EXERCISE DETAILS ::
Copy verbatim the block of lines in the entries below whose first line contains "Generate a web" and whose last line contains "31, bottom: 406". Leave out all other lines.

EXERCISE INPUTS ::

++++++++++++++++++++

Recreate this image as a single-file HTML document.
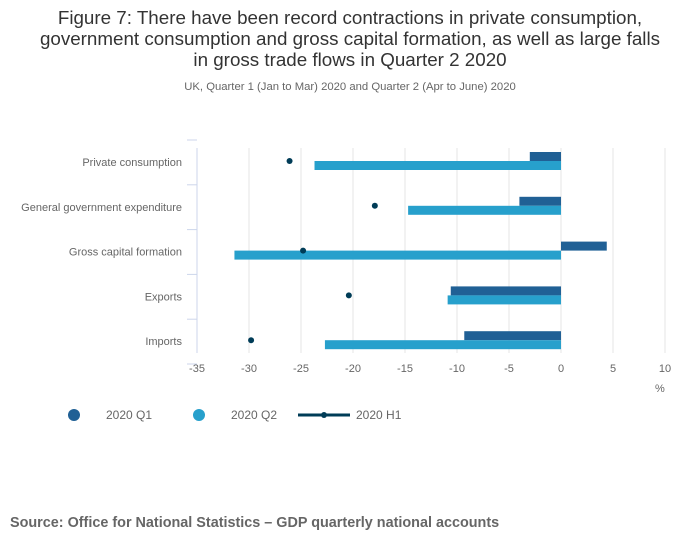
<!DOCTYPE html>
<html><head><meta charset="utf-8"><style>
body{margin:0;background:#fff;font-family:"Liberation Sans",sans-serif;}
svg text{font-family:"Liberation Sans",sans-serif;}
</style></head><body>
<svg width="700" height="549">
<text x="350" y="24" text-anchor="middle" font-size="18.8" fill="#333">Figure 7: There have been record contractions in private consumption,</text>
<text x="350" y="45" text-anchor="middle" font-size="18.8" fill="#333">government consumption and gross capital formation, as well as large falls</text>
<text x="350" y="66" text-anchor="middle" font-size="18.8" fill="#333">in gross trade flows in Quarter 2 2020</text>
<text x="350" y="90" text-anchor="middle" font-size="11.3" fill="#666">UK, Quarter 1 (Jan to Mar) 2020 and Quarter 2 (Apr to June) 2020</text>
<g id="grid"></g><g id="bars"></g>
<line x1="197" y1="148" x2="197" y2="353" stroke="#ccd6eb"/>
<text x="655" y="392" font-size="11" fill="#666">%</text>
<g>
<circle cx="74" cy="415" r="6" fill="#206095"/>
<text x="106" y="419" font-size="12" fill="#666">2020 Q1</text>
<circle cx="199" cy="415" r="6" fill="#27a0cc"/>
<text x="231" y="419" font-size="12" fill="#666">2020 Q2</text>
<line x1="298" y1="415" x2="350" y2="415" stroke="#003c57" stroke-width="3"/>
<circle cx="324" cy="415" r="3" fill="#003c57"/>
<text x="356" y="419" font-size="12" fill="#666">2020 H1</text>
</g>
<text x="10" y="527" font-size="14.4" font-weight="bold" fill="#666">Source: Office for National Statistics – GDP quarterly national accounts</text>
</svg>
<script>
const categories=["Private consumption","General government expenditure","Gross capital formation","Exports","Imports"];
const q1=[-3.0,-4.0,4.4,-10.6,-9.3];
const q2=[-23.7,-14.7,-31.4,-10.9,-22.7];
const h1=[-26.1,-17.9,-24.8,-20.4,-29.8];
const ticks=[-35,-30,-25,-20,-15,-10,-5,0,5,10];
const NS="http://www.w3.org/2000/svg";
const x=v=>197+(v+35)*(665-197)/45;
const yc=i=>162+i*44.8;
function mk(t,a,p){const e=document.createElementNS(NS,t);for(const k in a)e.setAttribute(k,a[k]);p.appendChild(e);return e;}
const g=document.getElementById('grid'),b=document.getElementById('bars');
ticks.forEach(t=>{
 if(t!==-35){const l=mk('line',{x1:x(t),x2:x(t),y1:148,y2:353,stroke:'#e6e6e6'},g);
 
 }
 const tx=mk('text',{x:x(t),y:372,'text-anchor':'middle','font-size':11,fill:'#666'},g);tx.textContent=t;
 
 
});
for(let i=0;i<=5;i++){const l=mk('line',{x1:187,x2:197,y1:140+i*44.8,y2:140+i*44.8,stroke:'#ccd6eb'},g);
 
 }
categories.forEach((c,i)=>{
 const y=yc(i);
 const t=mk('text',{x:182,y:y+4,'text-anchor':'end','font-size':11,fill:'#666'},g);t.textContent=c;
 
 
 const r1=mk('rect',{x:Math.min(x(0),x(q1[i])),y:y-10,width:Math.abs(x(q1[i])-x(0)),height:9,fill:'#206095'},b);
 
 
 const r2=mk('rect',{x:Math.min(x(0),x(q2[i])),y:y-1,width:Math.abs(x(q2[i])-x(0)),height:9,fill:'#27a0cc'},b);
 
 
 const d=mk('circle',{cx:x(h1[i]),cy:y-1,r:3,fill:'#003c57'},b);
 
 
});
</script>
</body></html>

++++++++++++++++++++

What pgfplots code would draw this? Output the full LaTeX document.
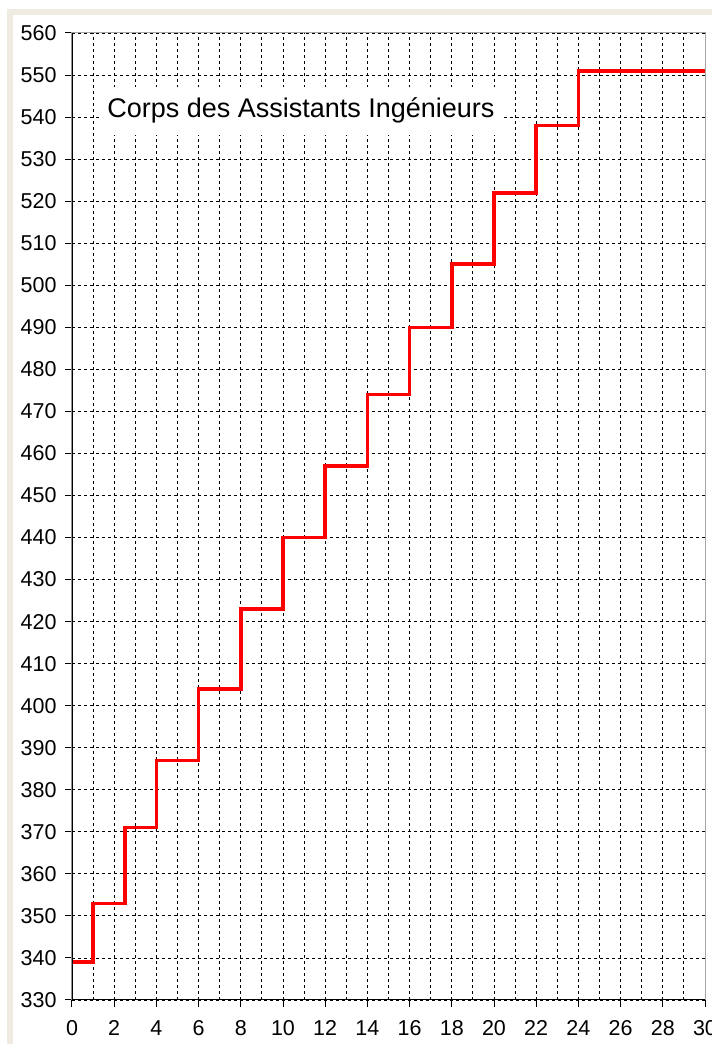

++++++++++++++++++++

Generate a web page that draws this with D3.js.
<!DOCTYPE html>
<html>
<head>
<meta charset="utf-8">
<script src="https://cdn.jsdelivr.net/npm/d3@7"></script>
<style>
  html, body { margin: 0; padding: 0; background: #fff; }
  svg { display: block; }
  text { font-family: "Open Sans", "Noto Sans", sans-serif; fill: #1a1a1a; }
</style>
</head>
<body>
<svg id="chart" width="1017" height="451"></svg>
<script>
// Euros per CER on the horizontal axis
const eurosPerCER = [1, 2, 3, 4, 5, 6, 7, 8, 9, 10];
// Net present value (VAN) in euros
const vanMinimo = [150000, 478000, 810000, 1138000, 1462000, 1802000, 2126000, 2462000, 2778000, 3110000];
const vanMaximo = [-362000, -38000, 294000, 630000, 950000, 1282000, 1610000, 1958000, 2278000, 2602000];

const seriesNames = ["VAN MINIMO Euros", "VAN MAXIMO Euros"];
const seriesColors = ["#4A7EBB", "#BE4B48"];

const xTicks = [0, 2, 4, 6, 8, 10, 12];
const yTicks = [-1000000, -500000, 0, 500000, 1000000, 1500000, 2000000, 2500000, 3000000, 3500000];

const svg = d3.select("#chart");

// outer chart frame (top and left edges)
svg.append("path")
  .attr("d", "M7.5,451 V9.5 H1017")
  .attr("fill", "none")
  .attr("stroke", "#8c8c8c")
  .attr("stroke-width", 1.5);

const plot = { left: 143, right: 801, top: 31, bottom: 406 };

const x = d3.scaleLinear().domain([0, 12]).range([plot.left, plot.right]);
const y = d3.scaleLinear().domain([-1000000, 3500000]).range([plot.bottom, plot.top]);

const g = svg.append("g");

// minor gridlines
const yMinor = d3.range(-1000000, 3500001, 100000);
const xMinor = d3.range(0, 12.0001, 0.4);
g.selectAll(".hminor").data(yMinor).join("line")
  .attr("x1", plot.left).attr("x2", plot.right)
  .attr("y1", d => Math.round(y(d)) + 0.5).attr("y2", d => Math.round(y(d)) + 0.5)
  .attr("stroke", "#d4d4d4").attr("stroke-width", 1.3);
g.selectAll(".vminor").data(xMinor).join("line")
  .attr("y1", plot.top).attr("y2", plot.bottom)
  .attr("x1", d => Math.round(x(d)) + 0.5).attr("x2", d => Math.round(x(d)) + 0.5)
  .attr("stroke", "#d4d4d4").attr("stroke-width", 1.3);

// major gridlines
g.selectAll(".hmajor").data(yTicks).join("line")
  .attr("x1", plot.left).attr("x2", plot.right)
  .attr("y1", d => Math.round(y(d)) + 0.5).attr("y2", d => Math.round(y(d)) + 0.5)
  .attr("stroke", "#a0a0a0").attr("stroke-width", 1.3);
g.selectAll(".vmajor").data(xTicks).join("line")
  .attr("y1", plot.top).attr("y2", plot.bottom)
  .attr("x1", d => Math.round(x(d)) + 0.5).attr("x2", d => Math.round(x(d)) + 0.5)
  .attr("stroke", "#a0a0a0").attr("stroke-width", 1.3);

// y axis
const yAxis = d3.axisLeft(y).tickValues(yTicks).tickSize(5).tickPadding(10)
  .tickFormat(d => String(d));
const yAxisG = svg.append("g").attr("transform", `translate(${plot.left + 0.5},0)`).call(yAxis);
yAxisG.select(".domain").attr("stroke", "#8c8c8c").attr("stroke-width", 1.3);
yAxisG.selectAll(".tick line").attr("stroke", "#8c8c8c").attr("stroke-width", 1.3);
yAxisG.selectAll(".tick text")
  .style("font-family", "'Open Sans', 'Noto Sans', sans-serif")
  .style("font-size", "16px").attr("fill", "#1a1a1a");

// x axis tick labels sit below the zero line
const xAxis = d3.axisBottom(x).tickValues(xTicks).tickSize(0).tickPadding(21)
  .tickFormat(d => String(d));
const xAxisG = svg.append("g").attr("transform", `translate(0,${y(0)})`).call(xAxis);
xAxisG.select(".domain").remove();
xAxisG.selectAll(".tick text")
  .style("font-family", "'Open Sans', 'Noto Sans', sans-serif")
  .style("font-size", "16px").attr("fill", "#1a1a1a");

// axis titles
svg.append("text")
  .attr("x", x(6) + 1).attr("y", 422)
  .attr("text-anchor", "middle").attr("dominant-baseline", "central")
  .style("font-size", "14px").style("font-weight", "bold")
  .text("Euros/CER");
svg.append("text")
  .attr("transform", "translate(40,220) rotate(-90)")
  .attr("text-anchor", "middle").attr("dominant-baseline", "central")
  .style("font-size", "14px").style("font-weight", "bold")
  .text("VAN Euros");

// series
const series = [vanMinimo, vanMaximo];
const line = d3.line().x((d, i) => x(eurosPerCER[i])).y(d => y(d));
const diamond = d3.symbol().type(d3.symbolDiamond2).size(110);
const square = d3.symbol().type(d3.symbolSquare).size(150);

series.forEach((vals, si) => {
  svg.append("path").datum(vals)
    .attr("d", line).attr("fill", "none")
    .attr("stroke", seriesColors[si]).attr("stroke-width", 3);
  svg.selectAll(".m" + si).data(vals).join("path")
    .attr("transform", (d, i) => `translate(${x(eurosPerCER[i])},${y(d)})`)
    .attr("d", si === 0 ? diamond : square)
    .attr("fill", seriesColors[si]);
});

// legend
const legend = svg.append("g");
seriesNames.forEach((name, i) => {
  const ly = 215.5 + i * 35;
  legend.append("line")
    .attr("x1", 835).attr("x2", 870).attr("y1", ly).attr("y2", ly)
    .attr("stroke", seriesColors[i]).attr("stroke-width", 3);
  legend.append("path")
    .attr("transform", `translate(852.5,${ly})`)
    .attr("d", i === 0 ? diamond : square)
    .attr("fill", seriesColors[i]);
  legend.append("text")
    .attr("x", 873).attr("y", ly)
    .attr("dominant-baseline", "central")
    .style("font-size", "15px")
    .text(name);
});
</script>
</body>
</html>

++++++++++++++++++++

WRITTEN RESPONSE ::
Generate a web page that draws this with D3.js.
<!DOCTYPE html>
<html>
<head>
<meta charset="utf-8">
<script src="https://cdn.jsdelivr.net/npm/d3@7"></script>
<style>
  html, body { margin: 0; padding: 0; background: #fff; }
  svg { display: block; }
  text { font-family: "Open Sans", "Noto Sans", sans-serif; fill: #1a1a1a; }
</style>
</head>
<body>
<svg id="chart" width="1017" height="451"></svg>
<script>
// Euros per CER on the horizontal axis
const eurosPerCER = [1, 2, 3, 4, 5, 6, 7, 8, 9, 10];
// Net present value (VAN) in euros
const vanMinimo = [150000, 478000, 810000, 1138000, 1462000, 1802000, 2126000, 2462000, 2778000, 3110000];
const vanMaximo = [-362000, -38000, 294000, 630000, 950000, 1282000, 1610000, 1958000, 2278000, 2602000];

const seriesNames = ["VAN MINIMO Euros", "VAN MAXIMO Euros"];
const seriesColors = ["#4A7EBB", "#BE4B48"];

const xTicks = [0, 2, 4, 6, 8, 10, 12];
const yTicks = [-1000000, -500000, 0, 500000, 1000000, 1500000, 2000000, 2500000, 3000000, 3500000];

const svg = d3.select("#chart");

// outer chart frame (top and left edges)
svg.append("path")
  .attr("d", "M7.5,451 V9.5 H1017")
  .attr("fill", "none")
  .attr("stroke", "#8c8c8c")
  .attr("stroke-width", 1.5);

const plot = { left: 143, right: 801, top: 31, bottom: 406 };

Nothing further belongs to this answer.